Back in the early 2000s screaming burst into the mainstream; labels like Drive-Thru Records made a name for themselves signing bands with dual identities – a screaming vocalist for the verses and a clean vocalist for the choruses. Over time this trend gave birth to bands like Alexisonfire whose songs had loose structure, build upon hard-rock riffs with a whiff of metal all overlain with a mix of clean melodic singing and screaming. What set these bands apart was the clean vocals that dominated their sound, breaking up the otherwise relentless screaming we’d become used to. Enter WARS: a British band operating in very much the same territory. As their contemporaries such as We Are The Ocean and Deaf Havana either disbanded or ditched their screaming vocalist, in many ways WARS feel like genre survivors.
Between their debut album arriving back in 2016 and now, they’ve released just one four track EP so you’d hardly call them prolific, but that’s certainly one way of keeping the sound alive. It means, however, that ‘A Hundred Shivers’ has to prove they’re still relevant. WARS are late to the party, but did they bring a bottle?
Luckily, this is a wiser, more comfortable version of WARS. Their 2018 EP ‘As Within / So Without’ was something of a creative highpoint, and many of the lessons they learned on it are reflected here. In the band’s early work it could often feel like everyone was wrestling for control, only to be barged out of the way by the clean vocalist. There’s something quite amusing in a band called WARS struggling to make a record that feels democratic but to their credit they have largely overcome the issue. Here the songs are approached in a streamlined, more traditional framework, which you could say takes its cue from Alexisonfire’s ‘Crisis’ as these songs operate in a similar way. In doing so, they lose some of their early work’s scope but these songs are all the more accessible for it. It’s a firmer expression of the band’s sound, wicked little guitar licks flow fast and there’s a fire behind the songs, with each having the potential to be a winner. Indeed, often the clean vocals are carefully integrated and don’t overpower the song’s subtleties or aggression and the results are slick and weighty. However, they remain dominant and so strongest songs are those leaning hard one way or the other, either intense or melodic, leaving the album at its weakest when it straddles the middle ground.

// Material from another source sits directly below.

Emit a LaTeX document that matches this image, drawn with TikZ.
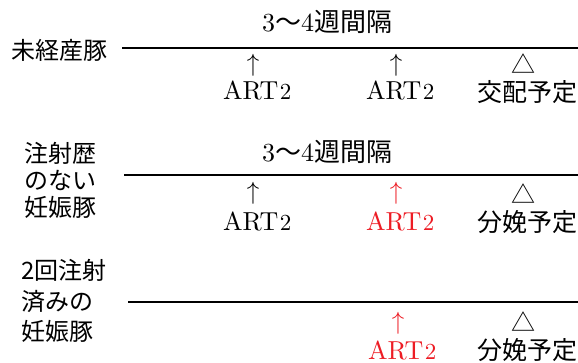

At its best ‘A Hell Behind My Eyes’ is everything the band do well in one package, it bites hard and quickly pushes itself to be the band’s defining song and they have never sounded better. Similarly ‘High Art, Low Culture’ is layered around an enticing and slick riff that’s the most daring in their catalogue. Elsewhere on ‘A Fog Of Feeling’ and ‘Only Monsters’ there is a propulsive bounce that really helps the overall momentum. Despite ‘A Fragile Thing’ being one of the band’s catchiest songs, however, it leaves Rob Vicar’s screams largely redundant, a trait shared by ‘Murmurs’ which would also benefit from a little more grit. This is a similar problem that We Are The Ocean faced and, like that band, when the balance is off the songs can feel a little flaccid.
Lyrically, the album broaches existentialism, it’s a bold and effective choice, especially as the songs are divided into four thematic chapters. It’s ambitious on paper (think how well it works for example on Silverstein’s ‘This Is How The Wind Shifts’) but here you quickly realise the chapters don’t flow sequentially, and the songs are allocated seemingly at random, making it at best an illusion, at worst a marketing ploy. You struggle to notice it, even after being primed, making it one of many ideas you wish they had explored a little more deeply.
Containing what is comfortably the band’s strongest material ‘A Hundred Shivers’ is a bottle of prosecco; it bubbles and fizzes and if you’re not too fussy it’s easy to mistake for champagne.